--- START ---
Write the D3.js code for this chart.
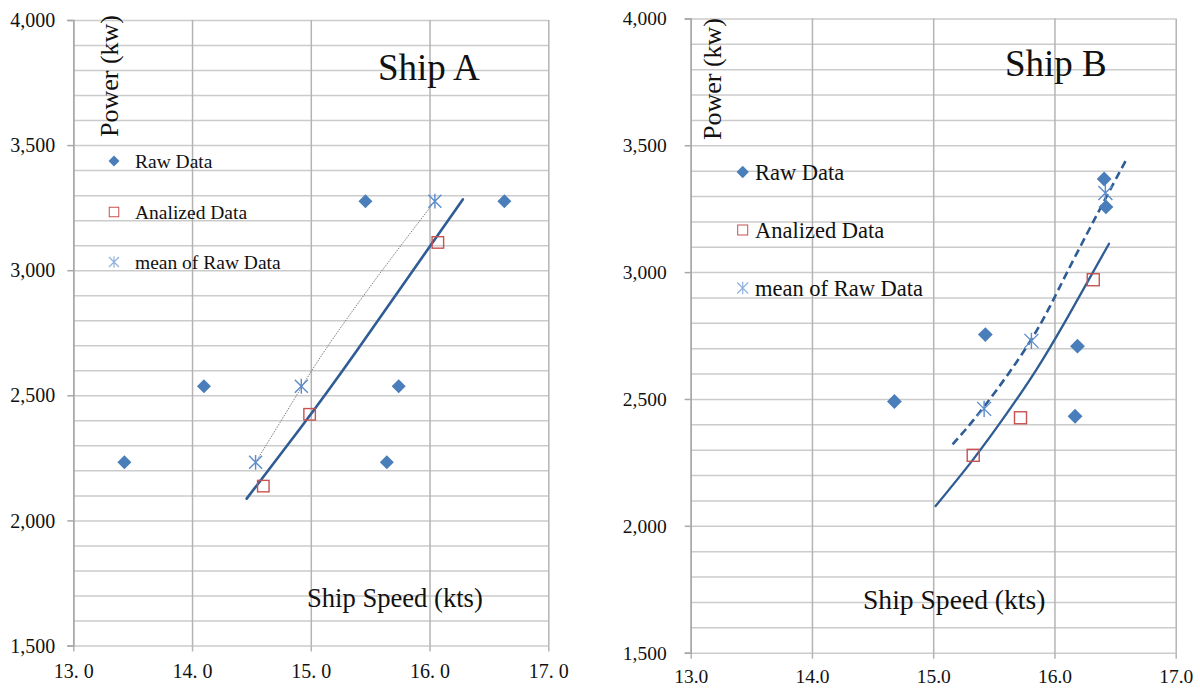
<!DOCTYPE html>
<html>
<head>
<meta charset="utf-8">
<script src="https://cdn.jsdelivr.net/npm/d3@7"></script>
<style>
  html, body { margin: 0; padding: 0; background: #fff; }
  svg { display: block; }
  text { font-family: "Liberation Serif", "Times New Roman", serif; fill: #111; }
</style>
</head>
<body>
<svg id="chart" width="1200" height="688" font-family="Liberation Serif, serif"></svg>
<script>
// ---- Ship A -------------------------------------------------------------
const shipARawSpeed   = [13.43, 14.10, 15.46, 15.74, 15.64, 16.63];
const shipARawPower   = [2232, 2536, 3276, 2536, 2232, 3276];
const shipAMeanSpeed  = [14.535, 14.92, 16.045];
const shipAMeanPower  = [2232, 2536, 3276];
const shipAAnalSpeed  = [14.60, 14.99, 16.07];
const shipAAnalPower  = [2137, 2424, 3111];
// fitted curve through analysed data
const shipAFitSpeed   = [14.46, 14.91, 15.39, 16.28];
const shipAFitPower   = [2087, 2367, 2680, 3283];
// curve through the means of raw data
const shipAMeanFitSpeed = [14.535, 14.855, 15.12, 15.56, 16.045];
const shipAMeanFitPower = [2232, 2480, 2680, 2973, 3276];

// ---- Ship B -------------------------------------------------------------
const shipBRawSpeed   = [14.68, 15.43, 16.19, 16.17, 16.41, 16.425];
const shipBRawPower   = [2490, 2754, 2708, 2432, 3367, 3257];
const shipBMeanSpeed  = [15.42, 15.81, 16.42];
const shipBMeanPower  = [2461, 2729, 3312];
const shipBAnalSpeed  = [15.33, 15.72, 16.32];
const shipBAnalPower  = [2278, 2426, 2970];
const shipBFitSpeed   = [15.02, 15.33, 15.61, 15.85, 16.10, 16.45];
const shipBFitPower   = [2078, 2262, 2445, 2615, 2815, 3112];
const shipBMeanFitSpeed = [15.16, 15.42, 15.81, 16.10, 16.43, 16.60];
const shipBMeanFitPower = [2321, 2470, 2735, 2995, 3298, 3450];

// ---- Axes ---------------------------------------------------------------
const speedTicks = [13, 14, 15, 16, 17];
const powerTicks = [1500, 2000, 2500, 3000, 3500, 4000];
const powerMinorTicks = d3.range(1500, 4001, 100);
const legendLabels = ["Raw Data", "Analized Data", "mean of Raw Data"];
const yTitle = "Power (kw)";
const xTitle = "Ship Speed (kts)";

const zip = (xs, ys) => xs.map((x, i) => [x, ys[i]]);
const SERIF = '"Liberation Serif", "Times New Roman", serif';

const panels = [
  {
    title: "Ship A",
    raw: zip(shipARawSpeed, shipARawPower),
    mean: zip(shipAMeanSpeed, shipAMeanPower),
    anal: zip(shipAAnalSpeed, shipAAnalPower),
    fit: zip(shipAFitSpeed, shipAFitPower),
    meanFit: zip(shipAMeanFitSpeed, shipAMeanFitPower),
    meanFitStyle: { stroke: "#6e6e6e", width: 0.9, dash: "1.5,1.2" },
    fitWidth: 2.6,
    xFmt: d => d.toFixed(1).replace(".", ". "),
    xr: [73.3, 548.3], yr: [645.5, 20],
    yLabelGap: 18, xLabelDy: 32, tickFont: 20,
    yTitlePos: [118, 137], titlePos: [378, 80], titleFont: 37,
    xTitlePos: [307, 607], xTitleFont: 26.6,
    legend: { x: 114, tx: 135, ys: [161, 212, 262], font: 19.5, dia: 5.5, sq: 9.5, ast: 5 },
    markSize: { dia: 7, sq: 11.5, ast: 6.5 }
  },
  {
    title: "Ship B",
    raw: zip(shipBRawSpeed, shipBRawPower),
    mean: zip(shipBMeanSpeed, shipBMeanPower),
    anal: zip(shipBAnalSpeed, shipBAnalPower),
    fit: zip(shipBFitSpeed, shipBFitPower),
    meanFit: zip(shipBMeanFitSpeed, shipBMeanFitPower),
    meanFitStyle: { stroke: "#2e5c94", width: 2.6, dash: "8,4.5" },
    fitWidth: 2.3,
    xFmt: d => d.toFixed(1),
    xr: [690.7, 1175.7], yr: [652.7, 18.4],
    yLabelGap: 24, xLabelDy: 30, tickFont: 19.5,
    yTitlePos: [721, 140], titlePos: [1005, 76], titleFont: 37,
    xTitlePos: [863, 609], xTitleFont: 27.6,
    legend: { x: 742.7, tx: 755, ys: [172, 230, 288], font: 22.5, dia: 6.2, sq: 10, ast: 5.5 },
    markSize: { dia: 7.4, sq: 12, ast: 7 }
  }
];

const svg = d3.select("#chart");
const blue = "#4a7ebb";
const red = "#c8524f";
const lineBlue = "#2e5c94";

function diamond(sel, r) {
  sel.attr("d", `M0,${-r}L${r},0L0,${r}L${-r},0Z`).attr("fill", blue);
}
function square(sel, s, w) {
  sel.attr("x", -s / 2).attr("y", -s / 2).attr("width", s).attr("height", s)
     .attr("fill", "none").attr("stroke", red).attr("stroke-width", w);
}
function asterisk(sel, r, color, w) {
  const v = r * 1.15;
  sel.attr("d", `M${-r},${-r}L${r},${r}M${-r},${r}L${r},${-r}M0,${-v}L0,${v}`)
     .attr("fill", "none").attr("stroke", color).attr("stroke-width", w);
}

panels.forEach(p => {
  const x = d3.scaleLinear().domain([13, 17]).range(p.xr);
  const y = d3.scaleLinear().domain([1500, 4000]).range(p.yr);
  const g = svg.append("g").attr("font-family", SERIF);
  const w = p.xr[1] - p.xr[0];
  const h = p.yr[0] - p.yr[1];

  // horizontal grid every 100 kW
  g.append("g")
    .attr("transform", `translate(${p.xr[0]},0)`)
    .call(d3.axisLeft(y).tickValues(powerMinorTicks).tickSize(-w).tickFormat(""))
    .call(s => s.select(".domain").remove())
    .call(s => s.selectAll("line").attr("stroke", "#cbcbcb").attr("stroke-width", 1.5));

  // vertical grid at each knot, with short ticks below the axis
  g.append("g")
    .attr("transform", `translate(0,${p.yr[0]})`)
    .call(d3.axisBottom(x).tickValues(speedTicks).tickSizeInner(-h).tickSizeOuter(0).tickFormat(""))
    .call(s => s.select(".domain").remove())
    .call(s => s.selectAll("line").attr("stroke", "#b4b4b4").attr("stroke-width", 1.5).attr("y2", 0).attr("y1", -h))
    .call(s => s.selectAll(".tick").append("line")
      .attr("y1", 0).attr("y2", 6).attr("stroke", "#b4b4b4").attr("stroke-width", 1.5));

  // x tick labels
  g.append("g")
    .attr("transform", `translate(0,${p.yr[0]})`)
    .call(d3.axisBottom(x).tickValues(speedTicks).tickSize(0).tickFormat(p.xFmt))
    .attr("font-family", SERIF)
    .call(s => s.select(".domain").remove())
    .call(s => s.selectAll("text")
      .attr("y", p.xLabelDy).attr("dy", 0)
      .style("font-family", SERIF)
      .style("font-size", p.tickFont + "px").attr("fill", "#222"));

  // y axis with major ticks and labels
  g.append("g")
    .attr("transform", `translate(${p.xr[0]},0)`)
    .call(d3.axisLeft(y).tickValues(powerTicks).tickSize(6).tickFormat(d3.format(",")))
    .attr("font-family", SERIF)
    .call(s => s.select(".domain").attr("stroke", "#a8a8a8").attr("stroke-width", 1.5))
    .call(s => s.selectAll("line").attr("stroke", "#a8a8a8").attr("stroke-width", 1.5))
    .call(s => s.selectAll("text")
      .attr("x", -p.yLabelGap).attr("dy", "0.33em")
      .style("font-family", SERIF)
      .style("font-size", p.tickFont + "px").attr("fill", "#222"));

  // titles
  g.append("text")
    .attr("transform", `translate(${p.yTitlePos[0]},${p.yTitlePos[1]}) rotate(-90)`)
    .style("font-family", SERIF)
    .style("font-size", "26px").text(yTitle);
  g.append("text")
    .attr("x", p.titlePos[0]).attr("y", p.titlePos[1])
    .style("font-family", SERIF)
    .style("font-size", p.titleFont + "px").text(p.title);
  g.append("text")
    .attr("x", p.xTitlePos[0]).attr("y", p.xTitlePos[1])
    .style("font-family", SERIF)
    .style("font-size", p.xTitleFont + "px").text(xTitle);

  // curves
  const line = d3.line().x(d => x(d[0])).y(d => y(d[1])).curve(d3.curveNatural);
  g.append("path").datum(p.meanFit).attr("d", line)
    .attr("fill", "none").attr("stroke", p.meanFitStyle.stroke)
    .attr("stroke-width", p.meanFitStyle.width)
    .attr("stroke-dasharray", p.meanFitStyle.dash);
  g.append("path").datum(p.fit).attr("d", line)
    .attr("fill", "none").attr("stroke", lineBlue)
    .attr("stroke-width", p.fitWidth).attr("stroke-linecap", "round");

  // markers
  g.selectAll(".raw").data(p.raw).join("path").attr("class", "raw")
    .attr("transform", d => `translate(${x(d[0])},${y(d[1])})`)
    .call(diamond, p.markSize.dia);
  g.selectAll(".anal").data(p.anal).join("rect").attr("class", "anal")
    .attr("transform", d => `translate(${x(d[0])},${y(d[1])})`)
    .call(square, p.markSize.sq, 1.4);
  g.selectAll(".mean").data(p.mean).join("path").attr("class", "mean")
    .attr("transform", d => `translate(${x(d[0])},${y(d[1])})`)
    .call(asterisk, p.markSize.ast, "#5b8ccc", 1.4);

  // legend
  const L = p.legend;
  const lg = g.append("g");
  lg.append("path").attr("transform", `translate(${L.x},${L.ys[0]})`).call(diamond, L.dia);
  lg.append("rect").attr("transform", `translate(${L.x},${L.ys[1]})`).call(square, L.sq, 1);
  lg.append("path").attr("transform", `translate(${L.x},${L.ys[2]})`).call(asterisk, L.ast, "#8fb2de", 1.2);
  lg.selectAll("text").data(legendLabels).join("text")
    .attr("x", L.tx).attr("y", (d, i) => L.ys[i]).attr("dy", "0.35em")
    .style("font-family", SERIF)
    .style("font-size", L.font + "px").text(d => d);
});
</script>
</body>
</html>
--- END ---
Return only the lines running from the top of the data to the line that holds "const shipAMeanFitPower = [2232, 2480, 2680, 2973, 3276];". Include both of those lines, but skip the pictures.

THE OUTPUT:
Write the D3.js code for this chart.
<!DOCTYPE html>
<html>
<head>
<meta charset="utf-8">
<script src="https://cdn.jsdelivr.net/npm/d3@7"></script>
<style>
  html, body { margin: 0; padding: 0; background: #fff; }
  svg { display: block; }
  text { font-family: "Liberation Serif", "Times New Roman", serif; fill: #111; }
</style>
</head>
<body>
<svg id="chart" width="1200" height="688" font-family="Liberation Serif, serif"></svg>
<script>
// ---- Ship A -------------------------------------------------------------
const shipARawSpeed   = [13.43, 14.10, 15.46, 15.74, 15.64, 16.63];
const shipARawPower   = [2232, 2536, 3276, 2536, 2232, 3276];
const shipAMeanSpeed  = [14.535, 14.92, 16.045];
const shipAMeanPower  = [2232, 2536, 3276];
const shipAAnalSpeed  = [14.60, 14.99, 16.07];
const shipAAnalPower  = [2137, 2424, 3111];
// fitted curve through analysed data
const shipAFitSpeed   = [14.46, 14.91, 15.39, 16.28];
const shipAFitPower   = [2087, 2367, 2680, 3283];
// curve through the means of raw data
const shipAMeanFitSpeed = [14.535, 14.855, 15.12, 15.56, 16.045];
const shipAMeanFitPower = [2232, 2480, 2680, 2973, 3276];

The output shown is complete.